Какие труды, какая долгая и трудная зима… И похоже, никто особенно не унывает.

Вечером мы услышали от матушки замечательную историю, которая намертво впечаталась в память.

Матушкина знакомая с шестнадцатилетним сыном – назовем его Петром – вместе причастились в Лазареву субботу и пошли домой. Мама еще подумала: «Почему же Господь сейчас никого так же не воскрешает?» Переходят дорогу, и вдруг сын видит – человек какой-то лежит на капоте, а мама мечется в красном плаще и кричит: «Убили! Убили!» Кого убили? И понимает, что на капоте лежит он. «Мама! Я живой!» А мама ничего не слышит. Петр ее обнимает, а она ничего не чувствует. Все бесполезно. Нет связи. И тут на асфальте появляется влажное радужное пятно, как бывает на лужах, где разлит бензин, и из этого пятна вырастает, ну прямо как старик Хоттабыч, буквально взвивается трехметровый демон. Он такой ужасный, что все монстры, которых Петр видел в фильмах ужаса, детские игрушки по сравнению с ним. Он враскачку медленно приближается к Петру, а тот понимает, что главное сейчас – не встретиться с ним взглядом: будет тогда привязан к нему, как бабочка на ниточке.

В этот момент за спиной Петра появляется трехметровый Ангел Хранитель, с огромными крыльями, а одет он точно так же, как облачаются диаконы на службу, – в стихаре и с орарем крест-накрест. И говорит демону: «Отойди от него. Ты не имеешь здесь части, потому что он сегодня причащался». И тот мгновенно свивается в точку и исчезает вместе с этим бензиновым пятном. И Ангел говорит: «Вот смотри. У тебя есть еще три дня на земле. Можешь побывать где хочешь». – «Так я же нигде не был! Я в Америке не был!» И тут же оказался в Америке. Три дня так по всему миру путешествовал и вот под вечер третьего дня оказался в Перми, в парке, на том месте, где раньше стоял собор, взорванный в хрущевские годы, и увидел стайку парящих в воздухе белоснежных херувимов с трепещущими крыльями, и услышал, о чем они говорили, и это его просто потрясло. И тут же перед ним появился его Ангел Хранитель: «Смотри, никому не рассказывай о том, что ты сейчас здесь услышал!» – «Это – и не рассказывать?! Да я всем, всем расскажу!»

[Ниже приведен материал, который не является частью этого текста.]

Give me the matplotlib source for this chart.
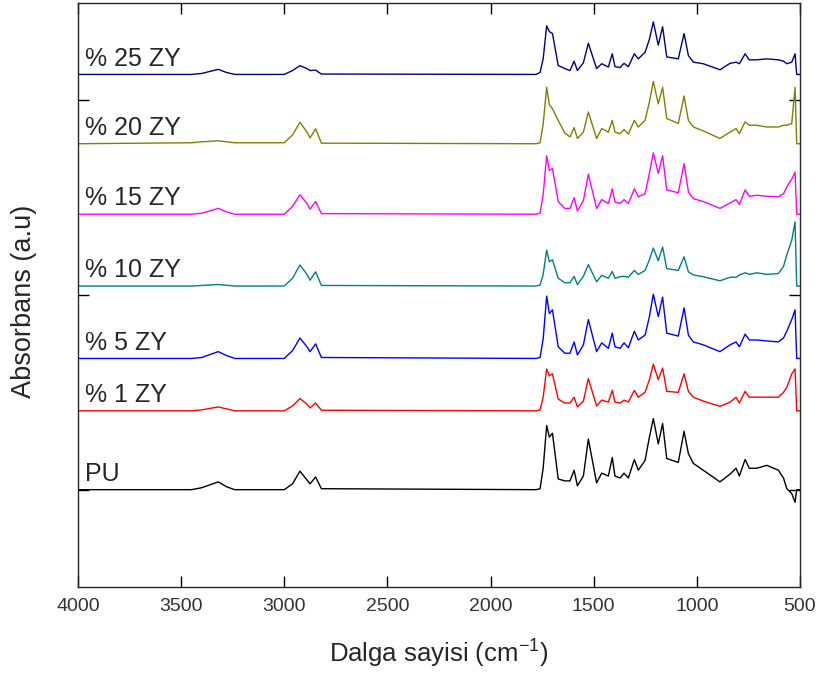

Тогда Ангел провел крылом перед его лицом, и он все забыл. Все, что тогда услышал, помнит только, как они летали… А что говорили?

В это время мама его стояла на коленях перед иконой Пресвятой Богородицы и даже не просила, а требовала, чтобы Матерь Божия воскресила ее сына. И услышала: «Мне нетрудно его воскресить, но для него лучше, чтобы все осталось как есть».

Но она все плакала и просила, и тут Петр увидел свое тело, на больничной кровати в реанимации, в шлангах, трубках, вокруг врачи, и осциллограф, подключенный к сердцу, выводит прямую линию. «Меня положили на мое же тело: ноги на ноги, руки на руки, лицо на лицо – и как бы вставили меня в меня», – и он увидел, как на экране осциллографа появилась синусоида…


Прошло несколько лет, и мама рассказала матушке, что сын ее не очень удачно женился, как-то живет среднестатистически…


В Тверь мы возвращались уже другой дорогой, через Киров, и когда мы наконец добрались до Костромы, я поняла, что мы почти дома. Да вообще уже дома. И Тверская область с тех пор для меня все равно что Московская, и три часа теперь до Лавры на машине – это совсем ничего, это просто «под боком». И много еще всего поняла и переоценила благодаря этому нашему неожиданному зимнему путешествию, которое мы теперь часто с Гусевым радостно вспоминаем.